* Begin Supplied information *

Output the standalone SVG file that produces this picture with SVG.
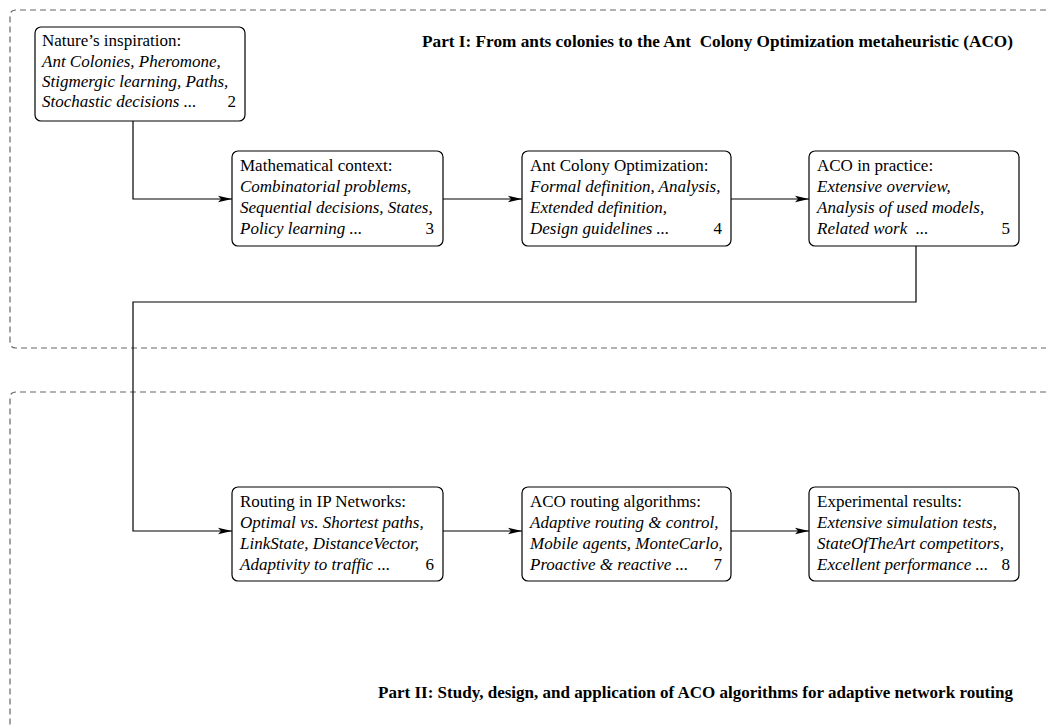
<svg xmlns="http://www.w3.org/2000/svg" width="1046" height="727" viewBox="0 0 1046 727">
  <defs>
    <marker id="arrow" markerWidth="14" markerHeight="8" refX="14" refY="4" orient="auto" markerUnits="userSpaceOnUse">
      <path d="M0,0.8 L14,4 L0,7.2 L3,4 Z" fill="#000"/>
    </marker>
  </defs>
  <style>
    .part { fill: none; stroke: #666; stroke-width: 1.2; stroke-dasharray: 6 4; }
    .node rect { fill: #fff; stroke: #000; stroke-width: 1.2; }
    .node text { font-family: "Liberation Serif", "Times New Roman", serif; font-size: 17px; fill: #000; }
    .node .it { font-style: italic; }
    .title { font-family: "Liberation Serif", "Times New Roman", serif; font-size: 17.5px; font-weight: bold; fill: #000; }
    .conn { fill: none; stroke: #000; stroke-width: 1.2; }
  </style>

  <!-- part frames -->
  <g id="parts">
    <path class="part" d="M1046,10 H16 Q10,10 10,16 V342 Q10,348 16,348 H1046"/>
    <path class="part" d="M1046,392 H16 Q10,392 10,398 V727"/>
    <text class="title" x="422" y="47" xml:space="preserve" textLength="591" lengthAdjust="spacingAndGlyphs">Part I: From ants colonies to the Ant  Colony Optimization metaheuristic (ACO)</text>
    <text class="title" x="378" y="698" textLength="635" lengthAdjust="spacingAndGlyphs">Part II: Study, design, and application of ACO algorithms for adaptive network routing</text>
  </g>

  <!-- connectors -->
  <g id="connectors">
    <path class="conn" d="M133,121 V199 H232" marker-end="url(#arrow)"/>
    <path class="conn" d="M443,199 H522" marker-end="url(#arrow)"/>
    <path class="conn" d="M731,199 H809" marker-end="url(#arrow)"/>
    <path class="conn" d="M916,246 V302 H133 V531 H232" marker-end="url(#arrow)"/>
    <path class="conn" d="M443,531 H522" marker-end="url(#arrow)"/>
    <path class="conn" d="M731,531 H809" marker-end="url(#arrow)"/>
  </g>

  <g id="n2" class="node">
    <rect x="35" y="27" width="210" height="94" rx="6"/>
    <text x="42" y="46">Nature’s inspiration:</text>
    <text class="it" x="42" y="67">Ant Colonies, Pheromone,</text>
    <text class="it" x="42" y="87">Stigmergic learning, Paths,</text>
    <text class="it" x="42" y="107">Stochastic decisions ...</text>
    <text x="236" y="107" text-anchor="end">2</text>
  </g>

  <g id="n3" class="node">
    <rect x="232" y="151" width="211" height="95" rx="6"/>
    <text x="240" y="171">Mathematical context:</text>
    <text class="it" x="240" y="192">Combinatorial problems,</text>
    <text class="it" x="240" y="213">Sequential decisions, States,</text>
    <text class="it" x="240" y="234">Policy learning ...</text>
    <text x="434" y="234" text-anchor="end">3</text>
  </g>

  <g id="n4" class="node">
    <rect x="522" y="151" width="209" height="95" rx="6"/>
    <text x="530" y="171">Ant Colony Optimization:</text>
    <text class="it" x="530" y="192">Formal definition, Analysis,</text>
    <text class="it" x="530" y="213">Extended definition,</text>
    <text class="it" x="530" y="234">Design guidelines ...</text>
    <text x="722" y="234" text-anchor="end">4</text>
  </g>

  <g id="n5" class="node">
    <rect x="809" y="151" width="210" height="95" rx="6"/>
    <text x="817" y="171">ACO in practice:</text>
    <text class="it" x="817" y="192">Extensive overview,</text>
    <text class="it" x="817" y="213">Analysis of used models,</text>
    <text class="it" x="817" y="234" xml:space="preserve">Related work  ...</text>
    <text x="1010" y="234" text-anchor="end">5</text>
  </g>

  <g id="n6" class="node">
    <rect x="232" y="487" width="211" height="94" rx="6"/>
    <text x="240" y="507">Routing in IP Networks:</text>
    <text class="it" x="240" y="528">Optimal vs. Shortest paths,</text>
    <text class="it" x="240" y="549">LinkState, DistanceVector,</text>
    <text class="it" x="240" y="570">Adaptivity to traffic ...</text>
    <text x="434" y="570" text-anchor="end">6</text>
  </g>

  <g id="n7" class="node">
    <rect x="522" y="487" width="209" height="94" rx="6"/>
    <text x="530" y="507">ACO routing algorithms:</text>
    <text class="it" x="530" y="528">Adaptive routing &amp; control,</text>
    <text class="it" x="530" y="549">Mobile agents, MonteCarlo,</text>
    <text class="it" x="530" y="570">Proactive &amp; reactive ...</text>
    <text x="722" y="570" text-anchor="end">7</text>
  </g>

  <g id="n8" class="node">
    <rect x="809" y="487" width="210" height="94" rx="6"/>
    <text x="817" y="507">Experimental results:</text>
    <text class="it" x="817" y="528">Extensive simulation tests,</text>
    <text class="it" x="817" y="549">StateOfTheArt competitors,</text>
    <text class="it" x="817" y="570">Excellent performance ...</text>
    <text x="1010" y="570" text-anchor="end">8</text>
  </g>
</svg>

* End Supplied information *

**Description of the task**
Output each line exactly; omit every picture.

**Output for this exercise**
Output the standalone SVG file that produces this picture with SVG.
<svg xmlns="http://www.w3.org/2000/svg" width="1046" height="727" viewBox="0 0 1046 727">
  <defs>
    <marker id="arrow" markerWidth="14" markerHeight="8" refX="14" refY="4" orient="auto" markerUnits="userSpaceOnUse">
      <path d="M0,0.8 L14,4 L0,7.2 L3,4 Z" fill="#000"/>
    </marker>
  </defs>
  <style>
    .part { fill: none; stroke: #666; stroke-width: 1.2; stroke-dasharray: 6 4; }
    .node rect { fill: #fff; stroke: #000; stroke-width: 1.2; }
    .node text { font-family: "Liberation Serif", "Times New Roman", serif; font-size: 17px; fill: #000; }
    .node .it { font-style: italic; }
    .title { font-family: "Liberation Serif", "Times New Roman", serif; font-size: 17.5px; font-weight: bold; fill: #000; }
    .conn { fill: none; stroke: #000; stroke-width: 1.2; }
  </style>

  <!-- part frames -->
  <g id="parts">
    <path class="part" d="M1046,10 H16 Q10,10 10,16 V342 Q10,348 16,348 H1046"/>
    <path class="part" d="M1046,392 H16 Q10,392 10,398 V727"/>
    <text class="title" x="422" y="47" xml:space="preserve" textLength="591" lengthAdjust="spacingAndGlyphs">Part I: From ants colonies to the Ant  Colony Optimization metaheuristic (ACO)</text>
    <text class="title" x="378" y="698" textLength="635" lengthAdjust="spacingAndGlyphs">Part II: Study, design, and application of ACO algorithms for adaptive network routing</text>
  </g>

  <!-- connectors -->
  <g id="connectors">
    <path class="conn" d="M133,121 V199 H232" marker-end="url(#arrow)"/>
    <path class="conn" d="M443,199 H522" marker-end="url(#arrow)"/>
    <path class="conn" d="M731,199 H809" marker-end="url(#arrow)"/>
    <path class="conn" d="M916,246 V302 H133 V531 H232" marker-end="url(#arrow)"/>
    <path class="conn" d="M443,531 H522" marker-end="url(#arrow)"/>
    <path class="conn" d="M731,531 H809" marker-end="url(#arrow)"/>
  </g>

  <g id="n2" class="node">
    <rect x="35" y="27" width="210" height="94" rx="6"/>
    <text x="42" y="46">Nature’s inspiration:</text>
    <text class="it" x="42" y="67">Ant Colonies, Pheromone,</text>
    <text class="it" x="42" y="87">Stigmergic learning, Paths,</text>
    <text class="it" x="42" y="107">Stochastic decisions ...</text>
    <text x="236" y="107" text-anchor="end">2</text>
  </g>

  <g id="n3" class="node">
    <rect x="232" y="151" width="211" height="95" rx="6"/>
    <text x="240" y="171">Mathematical context:</text>
    <text class="it" x="240" y="192">Combinatorial problems,</text>
    <text class="it" x="240" y="213">Sequential decisions, States,</text>
    <text class="it" x="240" y="234">Policy learning ...</text>
    <text x="434" y="234" text-anchor="end">3</text>
  </g>

  <g id="n4" class="node">
    <rect x="522" y="151" width="209" height="95" rx="6"/>
    <text x="530" y="171">Ant Colony Optimization:</text>
    <text class="it" x="530" y="192">Formal definition, Analysis,</text>
    <text class="it" x="530" y="213">Extended definition,</text>
    <text class="it" x="530" y="234">Design guidelines ...</text>
    <text x="722" y="234" text-anchor="end">4</text>
  </g>

  <g id="n5" class="node">
    <rect x="809" y="151" width="210" height="95" rx="6"/>
    <text x="817" y="171">ACO in practice:</text>
    <text class="it" x="817" y="192">Extensive overview,</text>
    <text class="it" x="817" y="213">Analysis of used models,</text>
    <text class="it" x="817" y="234" xml:space="preserve">Related work  ...</text>
    <text x="1010" y="234" text-anchor="end">5</text>
  </g>

  <g id="n6" class="node">
    <rect x="232" y="487" width="211" height="94" rx="6"/>
    <text x="240" y="507">Routing in IP Networks:</text>
    <text class="it" x="240" y="528">Optimal vs. Shortest paths,</text>
    <text class="it" x="240" y="549">LinkState, DistanceVector,</text>
    <text class="it" x="240" y="570">Adaptivity to traffic ...</text>
    <text x="434" y="570" text-anchor="end">6</text>
  </g>

  <g id="n7" class="node">
    <rect x="522" y="487" width="209" height="94" rx="6"/>
    <text x="530" y="507">ACO routing algorithms:</text>
    <text class="it" x="530" y="528">Adaptive routing &amp; control,</text>
    <text class="it" x="530" y="549">Mobile agents, MonteCarlo,</text>
    <text class="it" x="530" y="570">Proactive &amp; reactive ...</text>
    <text x="722" y="570" text-anchor="end">7</text>
  </g>

  <g id="n8" class="node">
    <rect x="809" y="487" width="210" height="94" rx="6"/>
    <text x="817" y="507">Experimental results:</text>
    <text class="it" x="817" y="528">Extensive simulation tests,</text>
    <text class="it" x="817" y="549">StateOfTheArt competitors,</text>
    <text class="it" x="817" y="570">Excellent performance ...</text>
    <text x="1010" y="570" text-anchor="end">8</text>
  </g>
</svg>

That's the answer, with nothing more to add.